Paul Bartolai - Analyst
Okay, fair enough. And then curious on the marketplace just about the new minimum payment rules. Have you guys looked at or expect any impact from that on loss rates or fee income?
Ed Heffernan - CFO
Good question. We don't. Primarily, you know, there are two ways to look at it, right? Is there an impact to ADS, itself? The answer is, no, primarily because our balances are so small, $285 or something like that, that we never ran afoul of the minimum payment problem that existed out there.
The other – so I think we're in good shape there. The other, I think, question out there is to the extent the big bank card players, you know, have to change their terms and you're really talking about affecting the true financing vehicle of that cardholder who may then have two or three of our private label cards. You know, does it trickle down to the private label? It's too early to tell. We don't know. We haven't seen anything. Yields, payment rates, losses, delinquencies, everything looks rock solid right now.

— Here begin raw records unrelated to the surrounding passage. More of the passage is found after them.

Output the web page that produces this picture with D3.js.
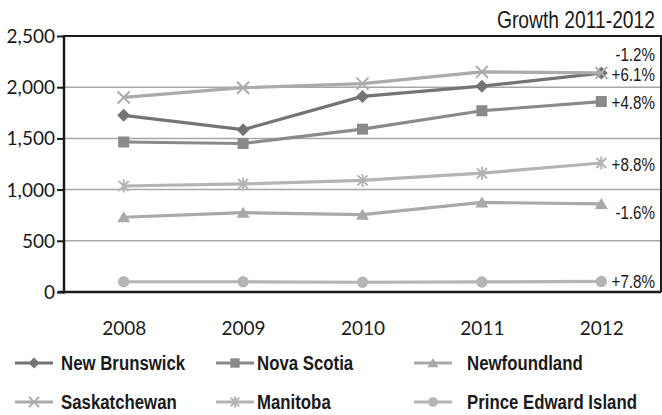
<!DOCTYPE html>
<html>
<head>
<meta charset="utf-8">
<script src="https://cdn.jsdelivr.net/npm/d3@7"></script>
<style>
  html, body { margin: 0; padding: 0; background: #fff; }
  svg { display: block; }
  .axis-label { font-family: Lato, "Open Sans", sans-serif; font-size: 19px; fill: #1a1a1a; }
  .narrow { font-family: "Liberation Sans", Arial, sans-serif; fill: #1a1a1a; }
</style>
</head>
<body>
<svg id="chart" width="662" height="415"></svg>
<script>
// ---------------- data ----------------
const years = ["2008", "2009", "2010", "2011", "2012"];
const yTicks = [0, 500, 1000, 1500, 2000, 2500];

const newBrunswick = [1725, 1585, 1910, 2010, 2138];
const novaScotia   = [1465, 1450, 1590, 1770, 1860];
const newfoundland = [730, 775, 755, 875, 860];
const saskatchewan = [1900, 1995, 2035, 2150, 2140];
const manitoba     = [1035, 1055, 1090, 1160, 1260];
const princeEdward = [100, 100, 95, 98, 103];

const seriesNames = ["New Brunswick", "Nova Scotia", "Newfoundland", "Saskatchewan", "Manitoba", "Prince Edward Island"];
const growthLabels = ["+6.1%", "+4.8%", "-1.6%", "-1.2%", "+8.8%", "+7.8%"];
const title = "Growth 2011-2012";

// ---------------- layout / style ----------------
const W = 662, H = 415;
const plot = { left: 64, right: 661, top: 36, bottom: 292 };
const colors = ["#747474", "#8a8a8a", "#a9a9a9", "#ababab", "#b4b4b4", "#b5b5b5"];
const markers = ["diamond", "square", "triangle", "x", "star", "circle"];
const NARROW = 0.82; // horizontal squeeze to emulate a condensed face
// vertical nudge of growth labels relative to the series' last point
const labelDy = [1, 1, 8, -19, 1, 0];

const series = [newBrunswick, novaScotia, newfoundland, saskatchewan, manitoba, princeEdward]
  .map((vals, i) => ({ name: seriesNames[i], values: vals, color: colors[i], marker: markers[i], growth: growthLabels[i], dy: labelDy[i] }));

const svg = d3.select("#chart");

const x = d3.scalePoint().domain(years).range([plot.left, plot.right]).padding(0.5);
const y = d3.scaleLinear().domain([0, 2500]).range([plot.bottom, plot.top]);

// gridlines
svg.append("g").selectAll("line")
  .data(yTicks.filter(t => t > 0 && t < 2500))
  .join("line")
  .attr("x1", plot.left).attr("x2", plot.right)
  .attr("y1", d => y(d)).attr("y2", d => y(d))
  .attr("stroke", "#a6a6a6").attr("stroke-width", 1.5);

// frame top / right
svg.append("path")
  .attr("d", `M${plot.left},${plot.top}H${plot.right}V${plot.bottom}`)
  .attr("fill", "none").attr("stroke", "#1a1a1a").attr("stroke-width", 2);

// y axis
const yAxis = d3.axisLeft(y).tickValues(yTicks).tickSize(7).tickPadding(2)
  .tickFormat(d3.format(","));
const gy = svg.append("g").attr("transform", `translate(${plot.left},0)`).call(yAxis);
gy.select(".domain").remove();
gy.selectAll(".tick line").attr("stroke", "#1a1a1a").attr("stroke-width", 2);
gy.selectAll(".tick text").attr("class", "axis-label").attr("dy", "0.34em").attr("fill", null);
svg.append("line")
  .attr("x1", plot.left).attr("x2", plot.left)
  .attr("y1", plot.top - 1).attr("y2", plot.bottom + 1.5)
  .attr("stroke", "#1a1a1a").attr("stroke-width", 2.5);

// x axis
const xAxis = d3.axisBottom(x).tickSize(0).tickPadding(0);
const gx = svg.append("g").attr("transform", `translate(0,${plot.bottom})`).call(xAxis);
gx.select(".domain").remove();
gx.selectAll(".tick text").attr("class", "axis-label").attr("y", 43).attr("dy", null).attr("fill", null);
svg.append("line")
  .attr("x1", plot.left - 6).attr("x2", plot.right)
  .attr("y1", plot.bottom).attr("y2", plot.bottom)
  .attr("stroke", "#1a1a1a").attr("stroke-width", 2.5);

// marker drawing
function drawMarker(g, type, color, scale = 1) {
  const s = scale;
  switch (type) {
    case "diamond":
      g.append("path").attr("d", `M0,${-6.5*s}L${6.5*s},0L0,${6.5*s}L${-6.5*s},0Z`).attr("fill", color);
      break;
    case "square":
      g.append("rect").attr("x", -5.5*s).attr("y", -5.5*s).attr("width", 11*s).attr("height", 11*s).attr("fill", color);
      break;
    case "triangle":
      g.append("path").attr("d", `M0,${-6*s}L${6.5*s},${5*s}L${-6.5*s},${5*s}Z`).attr("fill", color);
      break;
    case "x":
      g.append("path").attr("d", `M${-6*s},${-6*s}L${6*s},${6*s}M${-6*s},${6*s}L${6*s},${-6*s}`)
        .attr("stroke", color).attr("stroke-width", 2).attr("fill", "none");
      break;
    case "star":
      g.append("path").attr("d", `M${-5*s},${-5*s}L${5*s},${5*s}M${-5*s},${5*s}L${5*s},${-5*s}M0,${-6.5*s}L0,${6.5*s}`)
        .attr("stroke", color).attr("stroke-width", 2).attr("fill", "none");
      break;
    case "circle":
      g.append("circle").attr("r", 5.7*s).attr("fill", color);
      break;
  }
}

// narrow text helper: text positioned at (tx,ty) with horizontal squeeze
function narrowText(parent, tx, ty, str, size, opts = {}) {
  const g = parent.append("g").attr("transform", `translate(${tx},${ty}) scale(${NARROW},1)`);
  const t = g.append("text").attr("class", "narrow")
    .attr("x", 0).attr("y", 0)
    .attr("font-size", size)
    .attr("text-anchor", opts.anchor || "start")
    .text(str);
  if (opts.weight) t.attr("font-weight", opts.weight);
  if (opts.dy) t.attr("dy", opts.dy);
  return g;
}

const line = d3.line().x((d, i) => x(years[i])).y(d => y(d));

const sg = svg.append("g").selectAll("g").data(series).join("g");
sg.append("path")
  .attr("d", d => line(d.values))
  .attr("fill", "none")
  .attr("stroke", d => d.color)
  .attr("stroke-width", 3.2)
  .attr("stroke-linejoin", "round");
sg.each(function(d) {
  const g = d3.select(this);
  d.values.forEach((v, i) => {
    const mg = g.append("g").attr("transform", `translate(${x(years[i])},${y(v)})`);
    drawMarker(mg, d.marker, d.color);
  });
});

// growth labels
const glG = svg.append("g");
series.forEach(d => {
  narrowText(glG, 655, y(d.values[d.values.length - 1]) + d.dy, d.growth, 18.5, { anchor: "end", dy: "0.36em" });
});

// title
narrowText(svg, 655, 28, title, 23.5, { anchor: "end" });

// legend
const legCols = [{ lx: 15, tx: 61 }, { lx: 216, tx: 257 }, { lx: 414, tx: 467 }];
const legRows = [363, 402];
const lg = svg.append("g").selectAll("g").data(series).join("g")
  .attr("transform", (d, i) => `translate(${legCols[i % 3].lx},${legRows[Math.floor(i / 3)]})`);
lg.append("line").attr("x1", 0).attr("x2", 38).attr("y1", 0).attr("y2", 0)
  .attr("stroke", d => d.color).attr("stroke-width", 3);
lg.each(function(d, i) {
  const sel = d3.select(this);
  const mg = sel.append("g").attr("transform", "translate(19,0)");
  drawMarker(mg, d.marker, d.color, 0.85);
  narrowText(sel, legCols[i % 3].tx - legCols[i % 3].lx, 0, d.name, 20.5, { weight: "bold", dy: "0.36em" });
});
</script>
</body>
</html>
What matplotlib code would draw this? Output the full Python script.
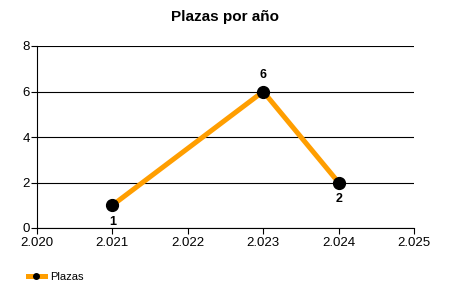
import matplotlib
matplotlib.use("Agg")
import matplotlib.pyplot as plt
from matplotlib.ticker import FuncFormatter
from matplotlib.lines import Line2D

years = [2021, 2023, 2024]
plazas = [1, 6, 2]
label_pos = ["below", "above", "below"]
x_ticks = [2020, 2021, 2022, 2023, 2024, 2025]
y_ticks = [0, 2, 4, 6, 8]

plt.rcParams['font.family'] = ['Liberation Sans', 'DejaVu Sans']

fig = plt.figure(figsize=(4.5, 3), dpi=100)
ax = fig.add_axes([37/450, 1-228/300, (414-37)/450, (228-46)/300])

orange = '#FF9E00'
ax.plot(years, plazas, color=orange, lw=3.6, marker='o', markersize=8.5,
        markerfacecolor='black', markeredgecolor='black', zorder=3, solid_capstyle='butt')

for x, y, p in zip(years, plazas, label_pos):
    off = -12 if p == "below" else 12
    ax.annotate(str(y), (x, y), xytext=(0, off), textcoords='offset points',
                ha='center', va='center', fontsize=9, fontweight='bold')

ax.set_xlim(2020, 2025)
ax.set_ylim(0, 8)
ax.set_xticks(x_ticks)
ax.set_yticks(y_ticks)
ax.xaxis.set_major_formatter(FuncFormatter(lambda v, p: f"{int(round(v))//1000}.{int(round(v))%1000:03d}"))
ax.yaxis.grid(True, color='black', lw=0.8)
ax.set_axisbelow(True)
for s in ['top', 'right']:
    ax.spines[s].set_visible(False)
for s in ['left', 'bottom']:
    ax.spines[s].set_linewidth(0.8)
ax.tick_params(axis='both', labelsize=9.5, length=4, width=0.8, pad=1)
ax.tick_params(axis='x', pad=2.5)

fig.text(0.5, 1-17/300, "Plazas por año", ha='center', va='center', fontsize=11, fontweight='bold')

handle = Line2D([], [], color=orange, lw=3.6, marker='o', markersize=4,
                markerfacecolor='black', markeredgecolor='black')
fig.legend([handle], ["Plazas"], loc='center left', bbox_to_anchor=(22/450, 1-277/300),
           frameon=False, fontsize=8, handlelength=1.6, handletextpad=0.4, borderpad=0)

fig.savefig("out.png", dpi=100)
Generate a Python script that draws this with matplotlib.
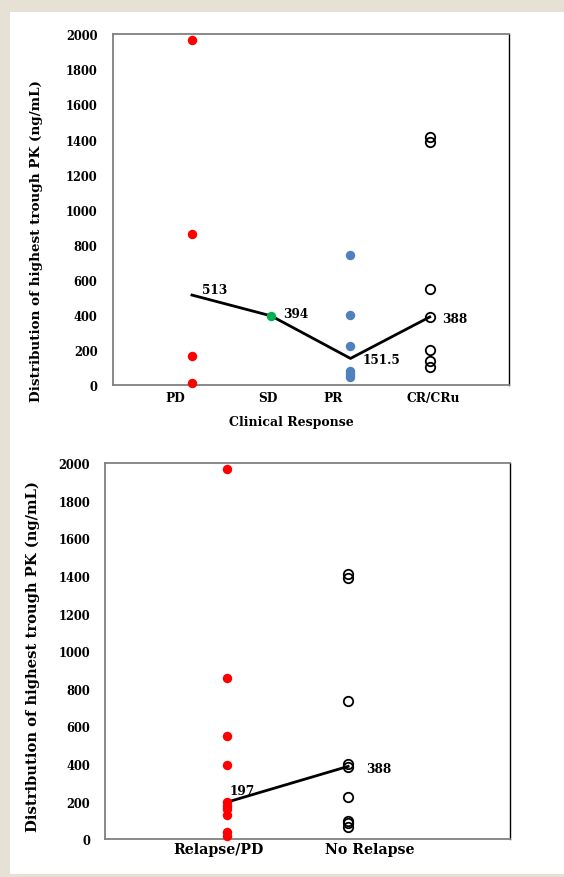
import matplotlib
matplotlib.use("Agg")
import matplotlib.pyplot as plt
from matplotlib.patches import Rectangle

# top panel: clinical response
resp_labels = ["PD", "SD", "PR", "CR/CRu"]
pd_vals = [1970, 860, 165, 10]
sd_vals = [394]
pr_vals = [740, 400, 225, 82, 62, 45]
cr_vals = [1412, 1388, 549, 388, 197, 135, 100]
resp_medians = [513, 394, 151.5, 388]

# bottom panel: relapse
relapse_labels = ["Relapse/PD", "No Relapse"]
relapse_vals = [1970, 860, 550, 395, 197, 178, 160, 130, 40, 15]
norelapse_vals = [1412, 1388, 738, 398, 385, 223, 100, 88, 68]
relapse_medians = [197, 388]

W, H = 564, 878
FONT = "DejaVu Serif"
plt.rcParams["font.family"] = FONT
plt.rcParams["font.weight"] = "bold"

fig = plt.figure(figsize=(W / 100, H / 100), dpi=100, facecolor="#e7e0d4")
fig.patches.append(Rectangle((10 / W, 3 / H), 1 - 10 / W, (H - 16) / H,
                             transform=fig.transFigure, facecolor="white",
                             edgecolor="none", zorder=-5))


def px_axes(left, top, right, bottom):
    return fig.add_axes([left / W, 1 - bottom / H, (right - left) / W, (bottom - top) / H])


def style(ax):
    ax.set_ylim(0, 2000)
    ax.set_yticks(range(0, 2001, 200))
    ax.tick_params(axis="y", length=0, pad=11, labelsize=8.3)
    ax.tick_params(axis="x", length=0, labelbottom=False)
    for s in ("left", "bottom", "top"):
        ax.spines[s].set_color("#808080")
        ax.spines[s].set_linewidth(1.3)
    ax.spines["right"].set_color("black")
    ax.spines["right"].set_linewidth(1.0)
    ax.patch.set_alpha(0)
    for lab in ax.get_yticklabels():
        lab.set_fontweight("bold")


ms = 6.8
# ---- top
ax1 = px_axes(112.7, 35.3, 509, 386)
ax1.set_xlim(0, 5)
style(ax1)
ax1.plot([1, 2, 3, 4], resp_medians, color="black", lw=2, zorder=2)
ax1.plot([1] * len(pd_vals), pd_vals, "o", color="#ff0000", ms=ms, mew=0, zorder=3, clip_on=False)
ax1.plot([2] * len(sd_vals), sd_vals, "o", color="#00b050", ms=ms, mew=0, zorder=3)
ax1.plot([3] * len(pr_vals), pr_vals, "o", color="#4f81bd", ms=ms, mew=0, zorder=3)
ax1.plot([4] * len(cr_vals), cr_vals, "o", mfc="none", mec="black", ms=ms, mew=1.3, zorder=3)
for x, lab in zip([0.79, 1.96, 2.78, 4.04], resp_labels):
    ax1.text(x, -13 / 350.7, lab, transform=ax1.get_xaxis_transform(), ha="center",
             va="center", fontsize=8.8, fontweight="bold")
for x, y, v in zip([1.13, 2.15, 3.15, 4.15], [547, 410, 148, 382], resp_medians):
    ax1.text(x, y, f"{v:g}", ha="left", va="center", fontsize=8.7, fontweight="bold")
fig.text(291 / W, 1 - 423 / H, "Clinical Response", ha="center", va="center",
         fontsize=9, fontweight="bold")
fig.text(37 / W, 1 - 241 / H, "Distribution of highest trough PK (ng/mL)", rotation=90,
         ha="center", va="center", fontsize=9.7, fontweight="bold")

# ---- bottom
ax2 = px_axes(105.3, 464.3, 510, 840.3)
ax2.set_xlim(0, 10)
style(ax2)
ax2.plot([3, 6], relapse_medians, color="black", lw=2, zorder=2)
ax2.plot([3] * len(relapse_vals), relapse_vals, "o", color="#ff0000", ms=ms, mew=0, zorder=3,
         clip_on=False)
ax2.plot([6] * len(norelapse_vals), norelapse_vals, "o", mfc="none", mec="black", ms=ms,
         mew=1.3, zorder=3)
for x, lab in zip([2.79, 6.54], relapse_labels):
    ax2.text(x, -10 / 376, lab, transform=ax2.get_xaxis_transform(), ha="center",
             va="center", fontsize=10.2, fontweight="bold")
ax2.text(3.07, 258, "197", ha="left", va="center", fontsize=8.7, fontweight="bold")
ax2.text(6.45, 379, "388", ha="left", va="center", fontsize=8.7, fontweight="bold")
fig.text(33 / W, 1 - 656.5 / H, "Distribution of highest trough PK (ng/mL)", rotation=90,
         ha="center", va="center", fontsize=10.6, fontweight="bold")

fig.savefig("out.png", dpi=100, facecolor=fig.get_facecolor())
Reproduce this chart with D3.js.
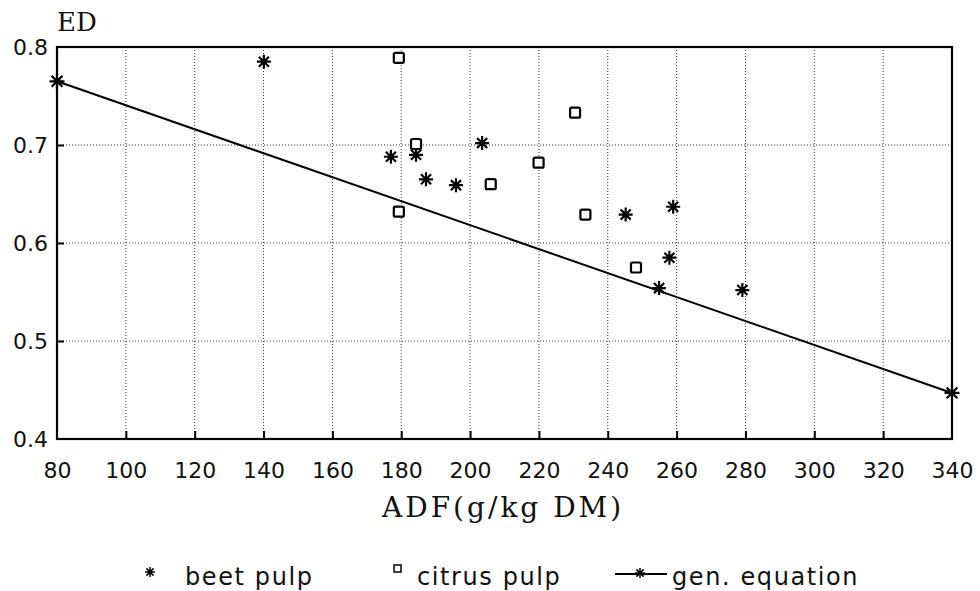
<!DOCTYPE html>
<html><head><meta charset="utf-8">
<script src="https://cdn.jsdelivr.net/npm/d3@7"></script>
<style>body{margin:0;background:#fff}</style>
</head><body>
<svg id="c" width="980" height="591"></svg>
<script>
const xTicks = [80,100,120,140,160,180,200,220,240,260,280,300,320,340];
const yTicks = [0.4,0.5,0.6,0.7,0.8];
const yTickLabels = ["0.4","0.5","0.6","0.7","0.8"];
const beetX = [140.1,177.0,184.3,187.2,195.9,203.5,245.2,259.0,257.9,254.9,279.1];
const beetY = [0.785,0.688,0.690,0.665,0.659,0.702,0.629,0.637,0.585,0.554,0.552];
const citrusX = [179.3,184.3,179.3,206.0,219.9,230.5,233.5,248.2];
const citrusY = [0.789,0.701,0.632,0.660,0.682,0.733,0.629,0.575];
const eqX = [80,340];
const eqY = [0.765,0.447];
const legendLabels = ["beet pulp","citrus pulp","gen. equation"];

const svg = d3.select("#c");
const L=57,R=952,T=47,B=439;
const x = d3.scaleLinear().domain([80,340]).range([L,R]);
const y = d3.scaleLinear().domain([0.4,0.8]).range([B,T]);
const sans = "'DejaVu Sans', sans-serif";
const serif = "'DejaVu Serif', serif";

// grid
const g = svg.append("g");
g.selectAll(".vg").data(xTicks.slice(1,-1)).join("line")
 .attr("x1",d=>x(d)).attr("x2",d=>x(d)).attr("y1",T).attr("y2",B)
 .attr("stroke","#333").attr("stroke-width",1).attr("stroke-dasharray","1,2");
g.selectAll(".hg").data(yTicks.slice(1,-1)).join("line")
 .attr("y1",d=>y(d)).attr("y2",d=>y(d)).attr("x1",L).attr("x2",R)
 .attr("stroke","#333").attr("stroke-width",1).attr("stroke-dasharray","1,2");

// axes via d3 axis
const xAxis = d3.axisBottom(x).tickValues(xTicks).tickSize(0).tickSizeOuter(0).tickPadding(39);
const xa = svg.append("g").attr("transform",`translate(0,${B})`).call(xAxis);
xa.select(".domain").remove();
xa.selectAll(".tick").filter(d=>d>80&&d<340).append("line").attr("y1",-8).attr("y2",0).attr("stroke","#000").attr("stroke-width",2);
xa.selectAll(".tick text").attr("font-family",sans).attr("font-size",22).attr("fill","#111").attr("dy","0");

const yAxis = d3.axisLeft(y).tickValues(yTicks).tickFormat((d,i)=>yTickLabels[i]).tickSize(0).tickPadding(9).tickSizeOuter(0);
const ya = svg.append("g").attr("transform",`translate(${L},0)`).call(yAxis);
ya.select(".domain").remove();
ya.selectAll(".tick text").attr("font-family",sans).attr("font-size",22).attr("fill","#111").attr("dy","0.36em");
ya.selectAll(".tick").filter(d=>d>0.41&&d<0.79).append("line").attr("x1",0).attr("x2",7).attr("stroke","#000").attr("stroke-width",2);

// frame
svg.append("rect").attr("x",L).attr("y",T).attr("width",R-L).attr("height",B-T)
 .attr("fill","none").attr("stroke","#000").attr("stroke-width",2.2);

// equation line
const line = d3.line().x(d=>x(d[0])).y(d=>y(d[1]));
svg.append("path").datum(eqX.map((v,i)=>[v,eqY[i]])).attr("d",line)
 .attr("fill","none").attr("stroke","#000").attr("stroke-width",2);

function star(s){const a=s/2,b=a*0.72;return `M0,${-a}V${a}M${-a},0H${a}M${-b},${-b}L${b},${b}M${-b},${b}L${b},${-b}`;}
svg.append("g").selectAll("path").data(beetX.map((v,i)=>[v,beetY[i]])).join("path")
 .attr("transform",d=>`translate(${x(d[0])},${y(d[1])})`).attr("d",star(14))
 .attr("stroke","#000").attr("stroke-width",2.2).attr("fill","none");
svg.append("g").selectAll("path").data(eqX.map((v,i)=>[v,eqY[i]])).join("path")
 .attr("transform",d=>`translate(${x(d[0])},${y(d[1])})`).attr("d",star(15))
 .attr("stroke","#000").attr("stroke-width",2.2).attr("fill","none");
svg.append("g").selectAll("rect").data(citrusX.map((v,i)=>[v,citrusY[i]])).join("rect")
 .attr("x",d=>x(d[0])-5).attr("y",d=>y(d[1])-5).attr("width",10).attr("height",10).attr("rx",1.5)
 .attr("stroke","#000").attr("stroke-width",2.2).attr("fill","#fff");

// titles
svg.append("text").attr("x",57).attr("y",31).text("ED").attr("font-family",serif).attr("font-size",26).attr("fill","#111");
svg.append("text").attr("x",382).attr("y",517).text("ADF(g/kg DM)")
 .attr("font-family",serif).attr("font-size",28).attr("letter-spacing",3).attr("fill","#111");

// legend
const lg = svg.append("g").attr("font-family",sans).attr("font-size",24).attr("letter-spacing",1.6).attr("fill","#111");
lg.append("path").attr("transform","translate(150,572)").attr("d",star(10)).attr("stroke","#000").attr("stroke-width",1.5);
lg.append("text").attr("x",185).attr("y",585).text(legendLabels[0]);
lg.append("rect").attr("x",394).attr("y",565).attr("width",7).attr("height",7).attr("fill","none").attr("stroke","#000").attr("stroke-width",1.5);
lg.append("text").attr("x",417).attr("y",585).text(legendLabels[1]);
lg.append("line").attr("x1",615).attr("x2",667).attr("y1",574).attr("y2",574).attr("stroke","#000").attr("stroke-width",2);
lg.append("path").attr("transform","translate(640,573)").attr("d",star(10)).attr("stroke","#000").attr("stroke-width",1.5);
lg.append("text").attr("x",672).attr("y",585).text(legendLabels[2]);
</script>
</body></html>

Mike Parks - Chairman and CEO and President
And you'll be able to see that, obviously, through our delinquency, six months out. So we haven't seen anything.
Paul Bartolai - Analyst
Okay, great.
Mike Parks - Chairman and CEO and President
Appreciate it, Paul. Thanks.
Appreciate everybody's time today. We're looking forward to a great '06, and look forward to seeing you at some of the different conferences. So, have a good day!
Operator
Thank you. This concludes today's conference call. You may now disconnect.